Problem description
Please quote exactly the opening lines of the data, from the first line to the one where "Ankle', 'Right Ankle'];" appears.

Supplied data
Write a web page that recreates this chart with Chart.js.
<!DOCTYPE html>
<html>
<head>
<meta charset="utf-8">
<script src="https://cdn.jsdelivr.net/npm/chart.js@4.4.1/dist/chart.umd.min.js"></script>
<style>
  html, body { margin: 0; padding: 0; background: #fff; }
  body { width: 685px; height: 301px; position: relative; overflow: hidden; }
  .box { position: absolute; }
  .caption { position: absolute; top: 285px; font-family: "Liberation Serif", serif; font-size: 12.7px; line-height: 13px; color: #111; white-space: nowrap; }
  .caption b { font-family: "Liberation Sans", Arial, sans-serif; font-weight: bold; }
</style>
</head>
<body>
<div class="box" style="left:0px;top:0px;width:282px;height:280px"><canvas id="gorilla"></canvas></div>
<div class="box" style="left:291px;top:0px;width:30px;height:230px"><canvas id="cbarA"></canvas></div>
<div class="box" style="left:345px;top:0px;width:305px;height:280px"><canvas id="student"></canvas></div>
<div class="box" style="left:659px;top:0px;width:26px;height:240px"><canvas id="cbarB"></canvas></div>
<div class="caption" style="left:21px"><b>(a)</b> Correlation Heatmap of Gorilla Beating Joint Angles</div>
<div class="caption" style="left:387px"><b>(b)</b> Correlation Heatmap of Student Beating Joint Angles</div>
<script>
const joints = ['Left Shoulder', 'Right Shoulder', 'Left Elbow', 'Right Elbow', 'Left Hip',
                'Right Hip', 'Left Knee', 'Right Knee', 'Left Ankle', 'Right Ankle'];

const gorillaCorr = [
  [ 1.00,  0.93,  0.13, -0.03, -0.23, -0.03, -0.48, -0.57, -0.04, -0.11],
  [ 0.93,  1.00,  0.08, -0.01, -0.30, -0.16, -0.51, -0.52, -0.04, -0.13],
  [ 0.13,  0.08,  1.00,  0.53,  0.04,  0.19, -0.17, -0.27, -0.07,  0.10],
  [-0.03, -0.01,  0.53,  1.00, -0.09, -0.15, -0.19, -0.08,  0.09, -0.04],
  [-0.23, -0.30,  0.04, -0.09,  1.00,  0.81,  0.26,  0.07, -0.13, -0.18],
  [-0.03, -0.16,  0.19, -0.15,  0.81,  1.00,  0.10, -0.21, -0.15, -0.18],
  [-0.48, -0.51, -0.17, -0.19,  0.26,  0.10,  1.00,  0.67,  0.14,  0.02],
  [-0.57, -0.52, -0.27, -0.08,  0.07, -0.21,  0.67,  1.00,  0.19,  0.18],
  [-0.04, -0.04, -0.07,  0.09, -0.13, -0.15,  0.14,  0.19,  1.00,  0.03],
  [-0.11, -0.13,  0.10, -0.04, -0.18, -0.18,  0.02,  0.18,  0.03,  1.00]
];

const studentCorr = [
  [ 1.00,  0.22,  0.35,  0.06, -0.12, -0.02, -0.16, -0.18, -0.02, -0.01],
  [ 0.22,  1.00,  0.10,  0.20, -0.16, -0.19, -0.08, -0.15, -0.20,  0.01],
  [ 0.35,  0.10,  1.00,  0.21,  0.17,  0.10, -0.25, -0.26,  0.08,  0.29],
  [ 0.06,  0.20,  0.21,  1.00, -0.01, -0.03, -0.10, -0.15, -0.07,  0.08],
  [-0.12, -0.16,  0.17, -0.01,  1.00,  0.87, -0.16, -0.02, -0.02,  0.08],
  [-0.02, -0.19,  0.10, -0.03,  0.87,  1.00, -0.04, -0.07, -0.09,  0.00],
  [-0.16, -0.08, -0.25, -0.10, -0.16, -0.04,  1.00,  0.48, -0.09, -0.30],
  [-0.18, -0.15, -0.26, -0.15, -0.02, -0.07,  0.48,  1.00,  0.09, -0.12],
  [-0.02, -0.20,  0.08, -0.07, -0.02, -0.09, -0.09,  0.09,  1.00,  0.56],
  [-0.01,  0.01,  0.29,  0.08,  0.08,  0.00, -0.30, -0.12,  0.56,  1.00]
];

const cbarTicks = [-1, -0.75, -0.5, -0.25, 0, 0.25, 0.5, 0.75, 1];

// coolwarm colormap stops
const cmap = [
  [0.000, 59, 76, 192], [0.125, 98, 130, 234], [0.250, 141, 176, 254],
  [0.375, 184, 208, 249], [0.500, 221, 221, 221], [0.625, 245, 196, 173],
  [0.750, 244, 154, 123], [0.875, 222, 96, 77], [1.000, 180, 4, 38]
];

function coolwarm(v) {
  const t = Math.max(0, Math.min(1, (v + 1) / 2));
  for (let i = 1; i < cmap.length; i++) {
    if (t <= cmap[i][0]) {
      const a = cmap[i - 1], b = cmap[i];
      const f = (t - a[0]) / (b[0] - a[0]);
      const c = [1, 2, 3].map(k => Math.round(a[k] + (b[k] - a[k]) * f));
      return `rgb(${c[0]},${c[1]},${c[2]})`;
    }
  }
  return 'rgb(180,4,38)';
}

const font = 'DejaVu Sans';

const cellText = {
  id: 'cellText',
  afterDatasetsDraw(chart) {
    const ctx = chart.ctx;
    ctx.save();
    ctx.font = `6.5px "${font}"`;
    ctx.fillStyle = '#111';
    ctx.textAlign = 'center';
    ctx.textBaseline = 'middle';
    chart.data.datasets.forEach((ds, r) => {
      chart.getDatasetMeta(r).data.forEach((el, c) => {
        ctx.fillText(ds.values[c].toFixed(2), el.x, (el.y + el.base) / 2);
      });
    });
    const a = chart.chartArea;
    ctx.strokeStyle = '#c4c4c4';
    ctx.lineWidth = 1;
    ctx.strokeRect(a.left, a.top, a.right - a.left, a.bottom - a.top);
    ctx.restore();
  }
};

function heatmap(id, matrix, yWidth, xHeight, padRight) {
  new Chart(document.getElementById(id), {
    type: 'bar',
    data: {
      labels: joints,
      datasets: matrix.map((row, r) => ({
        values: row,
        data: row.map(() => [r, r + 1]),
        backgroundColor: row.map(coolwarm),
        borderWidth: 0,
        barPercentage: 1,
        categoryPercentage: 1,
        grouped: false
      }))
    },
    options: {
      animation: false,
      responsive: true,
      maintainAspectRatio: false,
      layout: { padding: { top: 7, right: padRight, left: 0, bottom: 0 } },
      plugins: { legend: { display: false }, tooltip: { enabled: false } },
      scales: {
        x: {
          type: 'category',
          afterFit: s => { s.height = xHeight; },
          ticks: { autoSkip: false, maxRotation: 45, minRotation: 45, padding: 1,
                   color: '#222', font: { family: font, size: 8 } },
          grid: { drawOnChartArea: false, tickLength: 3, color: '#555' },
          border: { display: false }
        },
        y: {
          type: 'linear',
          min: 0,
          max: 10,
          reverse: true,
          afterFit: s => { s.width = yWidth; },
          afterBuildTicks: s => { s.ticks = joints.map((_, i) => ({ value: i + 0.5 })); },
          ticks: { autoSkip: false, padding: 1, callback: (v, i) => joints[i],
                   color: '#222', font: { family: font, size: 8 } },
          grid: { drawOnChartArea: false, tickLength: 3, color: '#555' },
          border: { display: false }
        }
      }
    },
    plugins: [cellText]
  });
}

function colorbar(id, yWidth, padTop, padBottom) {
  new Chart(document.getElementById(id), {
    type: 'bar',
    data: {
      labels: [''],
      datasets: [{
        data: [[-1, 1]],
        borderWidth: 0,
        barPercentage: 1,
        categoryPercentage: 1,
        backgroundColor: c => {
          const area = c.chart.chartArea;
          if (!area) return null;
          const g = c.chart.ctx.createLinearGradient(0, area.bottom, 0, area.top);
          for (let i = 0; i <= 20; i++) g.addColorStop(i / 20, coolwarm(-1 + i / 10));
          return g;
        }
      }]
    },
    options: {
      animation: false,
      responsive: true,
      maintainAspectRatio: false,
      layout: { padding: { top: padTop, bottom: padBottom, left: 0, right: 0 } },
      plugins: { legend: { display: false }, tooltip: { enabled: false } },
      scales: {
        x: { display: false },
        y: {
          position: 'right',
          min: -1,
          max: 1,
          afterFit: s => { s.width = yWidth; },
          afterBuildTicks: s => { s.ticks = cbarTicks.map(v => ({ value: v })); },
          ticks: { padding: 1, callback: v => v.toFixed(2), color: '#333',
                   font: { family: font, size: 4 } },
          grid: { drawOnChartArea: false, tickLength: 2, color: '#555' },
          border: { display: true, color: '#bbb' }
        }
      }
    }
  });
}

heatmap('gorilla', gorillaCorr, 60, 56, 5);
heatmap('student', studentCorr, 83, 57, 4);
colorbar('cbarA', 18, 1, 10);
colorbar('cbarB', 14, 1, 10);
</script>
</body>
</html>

Response below
Write a web page that recreates this chart with Chart.js.
<!DOCTYPE html>
<html>
<head>
<meta charset="utf-8">
<script src="https://cdn.jsdelivr.net/npm/chart.js@4.4.1/dist/chart.umd.min.js"></script>
<style>
  html, body { margin: 0; padding: 0; background: #fff; }
  body { width: 685px; height: 301px; position: relative; overflow: hidden; }
  .box { position: absolute; }
  .caption { position: absolute; top: 285px; font-family: "Liberation Serif", serif; font-size: 12.7px; line-height: 13px; color: #111; white-space: nowrap; }
  .caption b { font-family: "Liberation Sans", Arial, sans-serif; font-weight: bold; }
</style>
</head>
<body>
<div class="box" style="left:0px;top:0px;width:282px;height:280px"><canvas id="gorilla"></canvas></div>
<div class="box" style="left:291px;top:0px;width:30px;height:230px"><canvas id="cbarA"></canvas></div>
<div class="box" style="left:345px;top:0px;width:305px;height:280px"><canvas id="student"></canvas></div>
<div class="box" style="left:659px;top:0px;width:26px;height:240px"><canvas id="cbarB"></canvas></div>
<div class="caption" style="left:21px"><b>(a)</b> Correlation Heatmap of Gorilla Beating Joint Angles</div>
<div class="caption" style="left:387px"><b>(b)</b> Correlation Heatmap of Student Beating Joint Angles</div>
<script>
const joints = ['Left Shoulder', 'Right Shoulder', 'Left Elbow', 'Right Elbow', 'Left Hip',
                'Right Hip', 'Left Knee', 'Right Knee', 'Left Ankle', 'Right Ankle'];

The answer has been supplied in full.